Dressing Down, by the very name, implies a rigidly adhered to code that has been infinitesimally slackened, for a treat. I have always been shit at this. As an extreme goody goody, the only thing I ever got in trouble for at school was “uniform violation”. And I didn’t even do it on purpose. How short is too short for a skirt? What about a tie? I genuinely do not know.

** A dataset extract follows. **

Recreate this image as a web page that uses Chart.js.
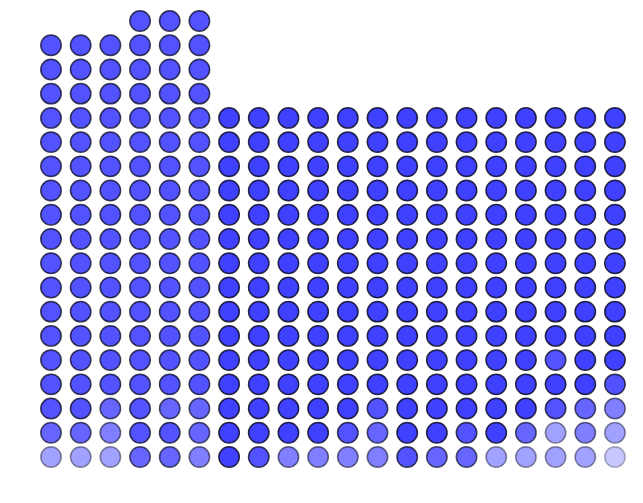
<!DOCTYPE html>
<html>
<head>
<meta charset="utf-8">
<script src="https://cdn.jsdelivr.net/npm/chart.js@4/dist/chart.umd.min.js"></script>
<style>
	body { margin: 0; background: #fff; }
</style>
</head>
<body>
<canvas id="dotChart" width="643" height="503"></canvas>
<script>
// number of dots stacked in each column
var columnHeights = [18, 18, 18, 19, 19, 19, 15, 15, 15, 15, 15, 15, 15, 15, 15, 15, 15, 15, 15, 15];

// shade of each column above the bottom rows
var baseShades = ['B', 'B', 'B', 'B', 'B', 'B', 'A', 'A', 'A', 'A', 'A', 'A', 'A', 'A', 'A', 'A', 'A', 'A', 'A', 'A'];

// shades of the bottom rows, row 0 first
var row0 = ['E', 'E', 'E', 'C', 'C', 'D', 'A', 'B', 'D', 'D', 'D', 'D', 'B', 'C', 'C', 'E', 'E', 'E', 'E', 'F'];
var row1 = ['C', 'C', 'D', 'B', 'B', 'C', 'A', 'A', 'A', 'A', 'B', 'C', 'A', 'A', 'B', 'A', 'C', 'E', 'D', 'E'];
var row2 = ['B', 'B', 'C', 'B', 'C', 'C', 'A', 'A', 'A', 'A', 'A', 'B', 'A', 'A', 'A', 'A', 'A', 'B', 'C', 'D'];
var row3 = ['B', 'B', 'B', 'B', 'B', 'B', 'A', 'A', 'A', 'A', 'A', 'A', 'A', 'A', 'A', 'A', 'A', 'A', 'A', 'B'];
var row4 = ['B', 'B', 'B', 'B', 'B', 'B', 'A', 'A', 'A', 'A', 'A', 'A', 'A', 'A', 'A', 'A', 'A', 'B', 'A', 'A'];

var shadeAlpha = { A: 0.75, B: 0.68, C: 0.6, D: 0.5, E: 0.37, F: 0.22 };

var bottomRows = [row0, row1, row2, row3, row4];
var points = [];
var fills = [];
var borders = [];

for (var col = 0; col < columnHeights.length; col++) {
	for (var row = 0; row < columnHeights[col]; row++) {
		var shade = row < bottomRows.length ? bottomRows[row][col] : baseShades[col];
		var a = shadeAlpha[shade];
		points.push({ x: col, y: row });
		fills.push('rgba(0, 0, 255, ' + a + ')');
		borders.push('rgba(10, 10, 40, ' + Math.min(1, a + 0.1) + ')');
	}
}

new Chart(document.getElementById('dotChart'), {
	type: 'scatter',
	data: {
		datasets: [{
			data: points,
			backgroundColor: fills,
			borderColor: borders,
			borderWidth: 1.5,
			pointRadius: 10.2,
			pointHoverRadius: 10.2
		}]
	},
	options: {
		responsive: false,
		animation: false,
		layout: { padding: 0, autoPadding: false },
		plugins: {
			legend: { display: false },
			tooltip: { enabled: false }
		},
		scales: {
			x: { display: false, min: -1.718, max: 19.945 },
			y: { display: false, min: -1.899, max: 18.867 }
		}
	}
});
</script>
</body>
</html>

Now I work in Yoga Towers, I can wear what I please. Anything. Really. They don’t care. It’s as if they value me as a person and for the work I do, rather than for my decoration value. Crazy. Today’s advent treat is a celebration of that. Let me talk through my “look” –
- Makeup – “the natural look”, by which I mean I am not wearing any makeup
- Hair – “tousled chic”, by which I mean I have not brushed my hair
- Shapeless jumper that has holes under the arms but is the warmest thing I own
- Ill fitting woollen shorts
- Blue knee socks to prevent bike related leg drafts
- No shoes because I am inside and I hate wearing shoes
Look at me. I know. I look like a mad hobo. A REALLY COMFY mad hobo. This means I win.